> **Given task**
Transcribe the entries that follow exactly as they appear, minus pictures.

* BEGIN Extracted records *

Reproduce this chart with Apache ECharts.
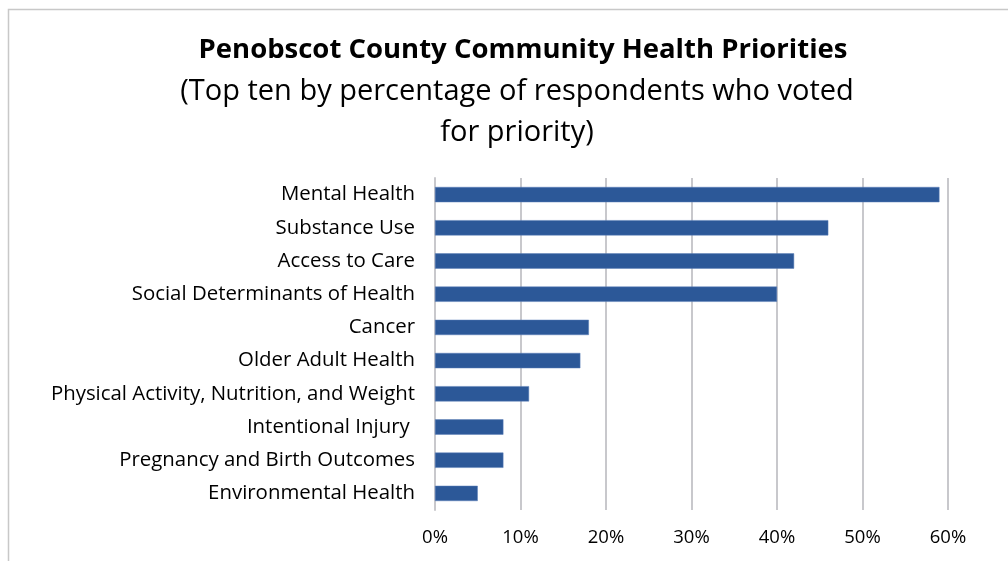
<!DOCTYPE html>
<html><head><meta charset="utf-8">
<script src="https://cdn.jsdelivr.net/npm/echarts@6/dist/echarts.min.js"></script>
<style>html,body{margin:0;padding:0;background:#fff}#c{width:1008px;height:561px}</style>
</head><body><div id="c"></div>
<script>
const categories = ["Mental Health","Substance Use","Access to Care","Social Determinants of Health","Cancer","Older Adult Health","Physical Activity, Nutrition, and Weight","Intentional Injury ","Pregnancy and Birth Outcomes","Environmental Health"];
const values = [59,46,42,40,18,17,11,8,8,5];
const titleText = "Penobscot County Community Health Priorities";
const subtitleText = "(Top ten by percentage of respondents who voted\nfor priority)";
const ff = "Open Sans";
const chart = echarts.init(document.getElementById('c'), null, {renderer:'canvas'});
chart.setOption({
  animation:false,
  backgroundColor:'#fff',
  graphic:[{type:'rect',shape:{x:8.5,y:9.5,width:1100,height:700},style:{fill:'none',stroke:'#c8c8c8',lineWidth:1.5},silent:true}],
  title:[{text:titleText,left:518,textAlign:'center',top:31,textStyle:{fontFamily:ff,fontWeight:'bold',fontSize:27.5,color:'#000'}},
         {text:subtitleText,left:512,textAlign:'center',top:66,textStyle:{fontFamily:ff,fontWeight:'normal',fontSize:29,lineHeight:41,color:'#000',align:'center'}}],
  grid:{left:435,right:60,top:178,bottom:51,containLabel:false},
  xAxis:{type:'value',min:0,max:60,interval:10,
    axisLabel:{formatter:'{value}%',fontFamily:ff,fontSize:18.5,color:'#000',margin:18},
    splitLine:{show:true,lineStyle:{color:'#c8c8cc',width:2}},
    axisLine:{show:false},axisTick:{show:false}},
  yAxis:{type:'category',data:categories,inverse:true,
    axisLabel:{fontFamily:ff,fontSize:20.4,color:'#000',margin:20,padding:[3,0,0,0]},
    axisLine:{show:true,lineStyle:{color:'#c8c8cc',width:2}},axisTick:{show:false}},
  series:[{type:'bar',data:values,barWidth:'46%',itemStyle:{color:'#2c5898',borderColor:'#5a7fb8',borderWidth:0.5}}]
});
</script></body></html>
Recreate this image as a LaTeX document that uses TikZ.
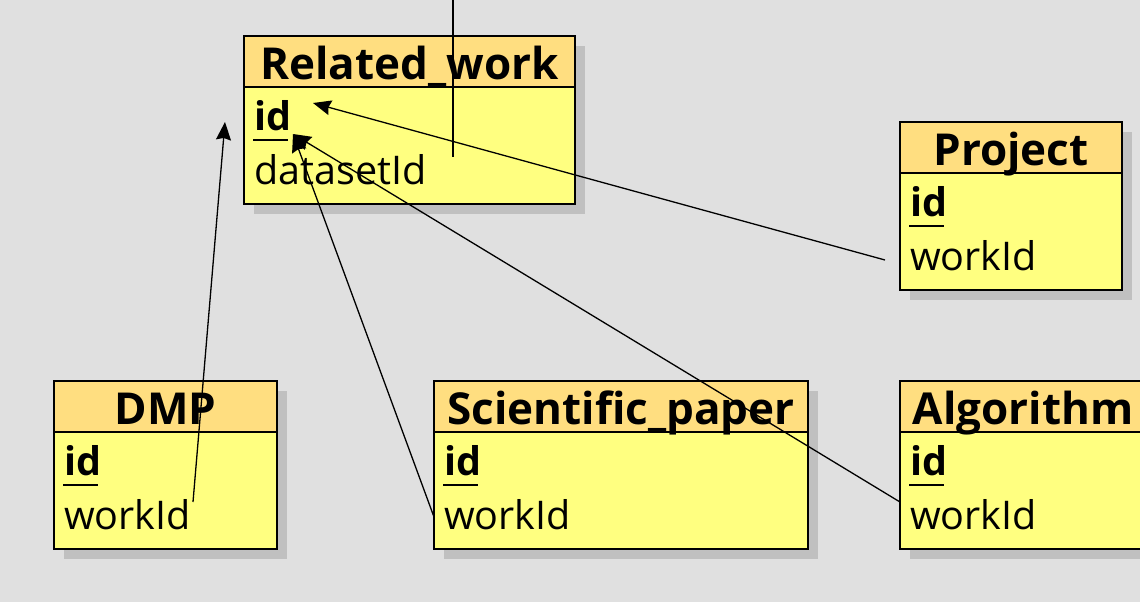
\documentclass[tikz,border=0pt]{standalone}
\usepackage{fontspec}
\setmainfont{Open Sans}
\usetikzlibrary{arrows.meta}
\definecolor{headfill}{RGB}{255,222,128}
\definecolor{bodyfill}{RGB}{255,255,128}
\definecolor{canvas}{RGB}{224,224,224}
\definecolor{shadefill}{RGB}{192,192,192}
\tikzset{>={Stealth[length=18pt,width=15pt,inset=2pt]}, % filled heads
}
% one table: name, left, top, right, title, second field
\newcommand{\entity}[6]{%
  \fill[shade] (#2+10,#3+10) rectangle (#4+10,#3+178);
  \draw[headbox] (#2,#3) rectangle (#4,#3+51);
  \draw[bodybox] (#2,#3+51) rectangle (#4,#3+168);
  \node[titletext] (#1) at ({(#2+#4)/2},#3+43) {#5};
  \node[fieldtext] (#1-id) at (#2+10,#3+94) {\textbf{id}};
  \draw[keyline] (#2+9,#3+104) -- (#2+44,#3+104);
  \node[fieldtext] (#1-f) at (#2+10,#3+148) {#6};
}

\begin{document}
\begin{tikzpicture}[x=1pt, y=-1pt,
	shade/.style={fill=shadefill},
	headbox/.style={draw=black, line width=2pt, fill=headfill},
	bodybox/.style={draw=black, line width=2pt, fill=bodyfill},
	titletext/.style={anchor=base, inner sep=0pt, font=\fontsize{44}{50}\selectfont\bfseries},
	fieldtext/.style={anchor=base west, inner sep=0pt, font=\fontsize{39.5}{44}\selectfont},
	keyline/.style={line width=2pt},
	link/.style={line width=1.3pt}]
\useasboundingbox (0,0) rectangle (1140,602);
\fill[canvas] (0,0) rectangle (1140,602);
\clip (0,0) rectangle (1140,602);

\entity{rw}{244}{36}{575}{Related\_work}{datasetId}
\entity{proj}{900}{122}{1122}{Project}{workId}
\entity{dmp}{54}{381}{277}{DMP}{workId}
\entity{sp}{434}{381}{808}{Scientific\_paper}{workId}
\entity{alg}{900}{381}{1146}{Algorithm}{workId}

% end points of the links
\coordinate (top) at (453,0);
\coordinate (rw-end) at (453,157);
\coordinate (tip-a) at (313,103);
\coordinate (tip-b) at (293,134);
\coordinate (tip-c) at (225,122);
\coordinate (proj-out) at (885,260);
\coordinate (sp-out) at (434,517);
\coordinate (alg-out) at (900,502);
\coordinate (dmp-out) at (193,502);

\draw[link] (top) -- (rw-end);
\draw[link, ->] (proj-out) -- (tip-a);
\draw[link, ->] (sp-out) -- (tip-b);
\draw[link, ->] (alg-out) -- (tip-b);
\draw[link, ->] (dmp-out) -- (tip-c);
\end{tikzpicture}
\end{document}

* END Extracted records *

> **Exercise result**
Reproduce this chart with Apache ECharts.
<!DOCTYPE html>
<html><head><meta charset="utf-8">
<script src="https://cdn.jsdelivr.net/npm/echarts@6/dist/echarts.min.js"></script>
<style>html,body{margin:0;padding:0;background:#fff}#c{width:1008px;height:561px}</style>
</head><body><div id="c"></div>
<script>
const categories = ["Mental Health","Substance Use","Access to Care","Social Determinants of Health","Cancer","Older Adult Health","Physical Activity, Nutrition, and Weight","Intentional Injury ","Pregnancy and Birth Outcomes","Environmental Health"];
const values = [59,46,42,40,18,17,11,8,8,5];
const titleText = "Penobscot County Community Health Priorities";
const subtitleText = "(Top ten by percentage of respondents who voted\nfor priority)";
const ff = "Open Sans";
const chart = echarts.init(document.getElementById('c'), null, {renderer:'canvas'});
chart.setOption({
  animation:false,
  backgroundColor:'#fff',
  graphic:[{type:'rect',shape:{x:8.5,y:9.5,width:1100,height:700},style:{fill:'none',stroke:'#c8c8c8',lineWidth:1.5},silent:true}],
  title:[{text:titleText,left:518,textAlign:'center',top:31,textStyle:{fontFamily:ff,fontWeight:'bold',fontSize:27.5,color:'#000'}},
         {text:subtitleText,left:512,textAlign:'center',top:66,textStyle:{fontFamily:ff,fontWeight:'normal',fontSize:29,lineHeight:41,color:'#000',align:'center'}}],
  grid:{left:435,right:60,top:178,bottom:51,containLabel:false},
  xAxis:{type:'value',min:0,max:60,interval:10,
    axisLabel:{formatter:'{value}%',fontFamily:ff,fontSize:18.5,color:'#000',margin:18},
    splitLine:{show:true,lineStyle:{color:'#c8c8cc',width:2}},
    axisLine:{show:false},axisTick:{show:false}},
  yAxis:{type:'category',data:categories,inverse:true,
    axisLabel:{fontFamily:ff,fontSize:20.4,color:'#000',margin:20,padding:[3,0,0,0]},
    axisLine:{show:true,lineStyle:{color:'#c8c8cc',width:2}},axisTick:{show:false}},
  series:[{type:'bar',data:values,barWidth:'46%',itemStyle:{color:'#2c5898',borderColor:'#5a7fb8',borderWidth:0.5}}]
});
</script></body></html>
Recreate this image as a LaTeX document that uses TikZ.
\documentclass[tikz,border=0pt]{standalone}
\usepackage{fontspec}
\setmainfont{Open Sans}
\usetikzlibrary{arrows.meta}
\definecolor{headfill}{RGB}{255,222,128}
\definecolor{bodyfill}{RGB}{255,255,128}
\definecolor{canvas}{RGB}{224,224,224}
\definecolor{shadefill}{RGB}{192,192,192}
\tikzset{>={Stealth[length=18pt,width=15pt,inset=2pt]}, % filled heads
}
% one table: name, left, top, right, title, second field
\newcommand{\entity}[6]{%
  \fill[shade] (#2+10,#3+10) rectangle (#4+10,#3+178);
  \draw[headbox] (#2,#3) rectangle (#4,#3+51);
  \draw[bodybox] (#2,#3+51) rectangle (#4,#3+168);
  \node[titletext] (#1) at ({(#2+#4)/2},#3+43) {#5};
  \node[fieldtext] (#1-id) at (#2+10,#3+94) {\textbf{id}};
  \draw[keyline] (#2+9,#3+104) -- (#2+44,#3+104);
  \node[fieldtext] (#1-f) at (#2+10,#3+148) {#6};
}

\begin{document}
\begin{tikzpicture}[x=1pt, y=-1pt,
	shade/.style={fill=shadefill},
	headbox/.style={draw=black, line width=2pt, fill=headfill},
	bodybox/.style={draw=black, line width=2pt, fill=bodyfill},
	titletext/.style={anchor=base, inner sep=0pt, font=\fontsize{44}{50}\selectfont\bfseries},
	fieldtext/.style={anchor=base west, inner sep=0pt, font=\fontsize{39.5}{44}\selectfont},
	keyline/.style={line width=2pt},
	link/.style={line width=1.3pt}]
\useasboundingbox (0,0) rectangle (1140,602);
\fill[canvas] (0,0) rectangle (1140,602);
\clip (0,0) rectangle (1140,602);

\entity{rw}{244}{36}{575}{Related\_work}{datasetId}
\entity{proj}{900}{122}{1122}{Project}{workId}
\entity{dmp}{54}{381}{277}{DMP}{workId}
\entity{sp}{434}{381}{808}{Scientific\_paper}{workId}
\entity{alg}{900}{381}{1146}{Algorithm}{workId}

% end points of the links
\coordinate (top) at (453,0);
\coordinate (rw-end) at (453,157);
\coordinate (tip-a) at (313,103);
\coordinate (tip-b) at (293,134);
\coordinate (tip-c) at (225,122);
\coordinate (proj-out) at (885,260);
\coordinate (sp-out) at (434,517);
\coordinate (alg-out) at (900,502);
\coordinate (dmp-out) at (193,502);

\draw[link] (top) -- (rw-end);
\draw[link, ->] (proj-out) -- (tip-a);
\draw[link, ->] (sp-out) -- (tip-b);
\draw[link, ->] (alg-out) -- (tip-b);
\draw[link, ->] (dmp-out) -- (tip-c);
\end{tikzpicture}
\end{document}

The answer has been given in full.